Role of stationary and transient waves in CO₂ supersaturation during northern winter in the Martian atmosphere revealed by MGS radio occultation measurements

The Martian atmosphere, which mainly consists of carbon dioxide (CO₂), is characterized by extremely low temperatures that cause CO₂ gas to freeze and dry ice to form. To date, temperatures below the CO₂ saturation temperature, which can be attributed to the effects of atmospheric waves, have been observed in the polar winter and in the mesosphere.
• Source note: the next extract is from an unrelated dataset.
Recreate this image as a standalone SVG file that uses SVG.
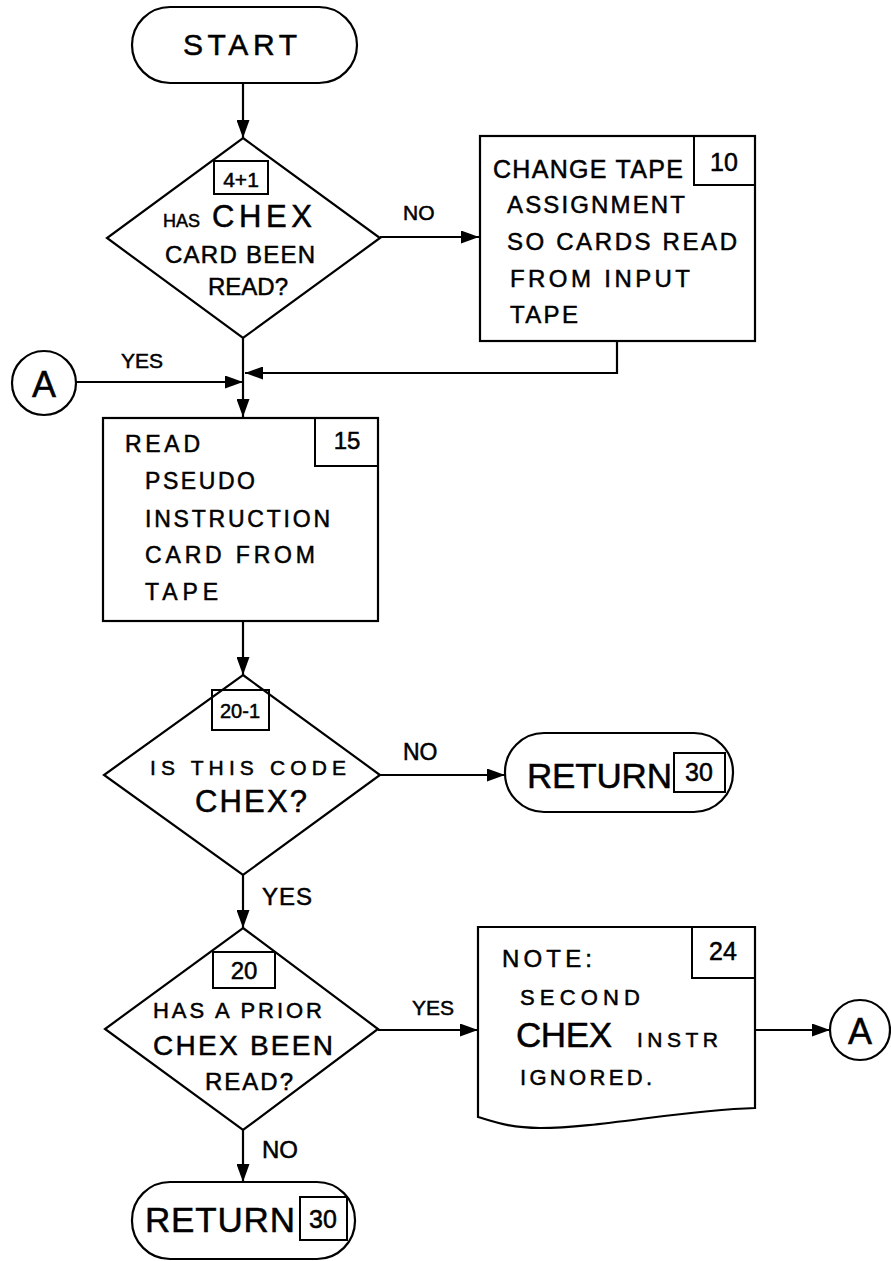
<svg xmlns="http://www.w3.org/2000/svg" width="891" height="1261" viewBox="0 0 891 1261">
<defs>
<marker id="ah" viewBox="0 0 10 10" refX="10" refY="5" markerWidth="18" markerHeight="13" markerUnits="userSpaceOnUse" orient="auto" preserveAspectRatio="none">
<path d="M0,0 L10,5 L0,10 z" fill="#000"/>
</marker>
<style>
.s{fill:#fff;stroke:#000;stroke-width:2.2}
.n{fill:none;stroke:#000;stroke-width:2}
.c{fill:none;stroke:#000;stroke-width:2.2;marker-end:url(#ah)}
text{font-family:"Liberation Sans","DejaVu Sans",sans-serif;fill:#000;stroke:#000;stroke-width:0.5}
.num{text-anchor:middle}
</style>
</defs>
<rect width="891" height="1261" fill="#fff"/>
<g id="connectors">
<line class="c" x1="243" y1="82" x2="243" y2="138"/>
<line class="c" x1="380" y1="237" x2="479" y2="237"/>
<polyline class="c" points="617,341 617,373 245,373"/>
<line class="c" x1="76" y1="382" x2="243" y2="382"/>
<line class="c" x1="243" y1="338" x2="243" y2="417"/>
<line class="c" x1="243" y1="622" x2="243" y2="675"/>
<line class="c" x1="380" y1="775" x2="505" y2="775"/>
<line class="c" x1="243" y1="875" x2="243" y2="928"/>
<line class="c" x1="378" y1="1030" x2="478" y2="1030"/>
<line class="c" x1="755" y1="1030" x2="830" y2="1030"/>
<line class="c" x1="243" y1="1130" x2="243" y2="1182"/>
<text x="403" y="220" font-size="21">NO</text>
<text x="121" y="368" font-size="21">YES</text>
<text x="403" y="760" font-size="23">NO</text>
<text x="262" y="905" font-size="24" textLength="50">YES</text>
<text x="412" y="1015" font-size="21">YES</text>
<text x="262" y="1158" font-size="24">NO</text>
</g>
<g id="start">
<rect class="s" x="132" y="7" width="225" height="76" rx="38"/>
<text x="183" y="55" font-size="30" textLength="114">START</text>
</g>
<g id="d41">
<polygon class="s" points="243,138 380,238 243,338 107,238"/>
<rect class="n" x="214" y="161" width="54" height="33"/>
<text class="num" x="241" y="187" font-size="21">4+1</text>
<text x="163" y="227" font-size="18" textLength="37">HAS</text>
<text x="212" y="227" font-size="31" textLength="100">CHEX</text>
<text x="165" y="263" font-size="24" textLength="150">CARD BEEN</text>
<text x="208" y="295" font-size="24" textLength="80">READ?</text>
</g>
<g id="b10">
<rect class="s" x="480" y="136" width="275" height="205"/>
<rect class="n" x="694" y="136" width="61" height="49"/>
<text class="num" x="724" y="171" font-size="25">10</text>
<text x="493" y="178" font-size="25" textLength="190">CHANGE TAPE</text>
<text x="507" y="213" font-size="24" textLength="178">ASSIGNMENT</text>
<text x="507" y="250" font-size="24" textLength="230">SO CARDS READ</text>
<text x="510" y="287" font-size="24" textLength="180">FROM INPUT</text>
<text x="510" y="323" font-size="24" textLength="68">TAPE</text>
</g>
<g id="a1">
<circle class="s" cx="44" cy="383" r="32"/>
<text x="44" y="397" font-size="36" text-anchor="middle">A</text>
</g>
<g id="b15">
<rect class="s" x="103" y="418" width="275" height="203"/>
<rect class="n" x="315" y="418" width="63" height="48"/>
<text class="num" x="347" y="449" font-size="24">15</text>
<text x="125" y="452" font-size="23" textLength="75">READ</text>
<text x="145" y="489" font-size="23" textLength="110">PSEUDO</text>
<text x="145" y="527" font-size="23" textLength="185">INSTRUCTION</text>
<text x="145" y="563" font-size="23" textLength="170">CARD FROM</text>
<text x="145" y="600" font-size="23" textLength="73">TAPE</text>
</g>
<g id="d201">
<polygon class="s" points="243,675 380,775 243,875 104,775"/>
<rect class="n" x="212" y="690" width="57" height="40"/>
<text class="num" x="240" y="718" font-size="20">20-1</text>
<text x="150" y="775" font-size="21" textLength="196">IS THIS CODE</text>
<text x="195" y="812" font-size="31" textLength="112">CHEX?</text>
</g>
<g id="ret1">
<rect class="s" x="505" y="733" width="228" height="79" rx="39"/>
<text x="527" y="788" font-size="35" textLength="145">RETURN</text>
<rect class="n" x="674" y="753" width="51" height="39"/>
<text class="num" x="699" y="781" font-size="25">30</text>
</g>
<g id="d20">
<polygon class="s" points="243,928 378,1029 243,1130 105,1029"/>
<rect class="n" x="213" y="952" width="62" height="36"/>
<text class="num" x="244" y="979" font-size="24">20</text>
<text x="153" y="1018" font-size="22" textLength="169">HAS A PRIOR</text>
<text x="153" y="1055" font-size="28" textLength="180">CHEX BEEN</text>
<text x="205" y="1090" font-size="24" textLength="88">READ?</text>
</g>
<g id="n24">
<path class="s" d="M478,927 L755,927 L755,1108 C680,1110 600,1128 540,1128 C510,1128 495,1122 478,1117 Z"/>
<rect class="n" x="692" y="927" width="63" height="51"/>
<text class="num" x="723" y="960" font-size="25">24</text>
<text x="502" y="967" font-size="24" textLength="90">NOTE:</text>
<text x="520" y="1005" font-size="22" textLength="120">SECOND</text>
<text x="516" y="1047" font-size="35" textLength="96">CHEX</text>
<text x="637" y="1047" font-size="21" textLength="81">INSTR</text>
<text x="520" y="1085" font-size="22" textLength="132">IGNORED.</text>
</g>
<g id="a2">
<circle class="s" cx="860" cy="1030" r="30"/>
<text x="860" y="1044" font-size="36" text-anchor="middle">A</text>
</g>
<g id="ret2">
<rect class="s" x="132" y="1182" width="223" height="77" rx="38"/>
<text x="145" y="1232" font-size="35" textLength="150">RETURN</text>
<rect class="n" x="300" y="1197" width="47" height="43"/>
<text class="num" x="323" y="1228" font-size="25">30</text>
</g>
</svg>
Using data from Mars Global Surveyor (MGS) radio occultation measurements, we investigated the role of large-scale atmospheric waves including stationary and transient waves at northern high latitudes in winter on CO₂ supersaturation. A distinct longitudinal dependence of CO₂ supersaturation was observed at altitudes higher than the pressure level of 200–400 Pa, where a stationary wave with a wave number of 2, whose temperature amplitude had minima at 30–100 Pa, lowered the background temperature to a level close to the CO₂ saturation temperature. However, the stationary wave alone was not sufficient to cause CO₂ supersaturation. Additional temperature disturbances caused by transient waves, namely, superposition of both waves, had a significant role in CO₂ supersaturation. The longitudinal dependence of the occurrence of CO₂ supersaturation revealed by our study might affect the longitudinal distribution of CO₂ snowfall and the formation of the seasonal polar ice cap.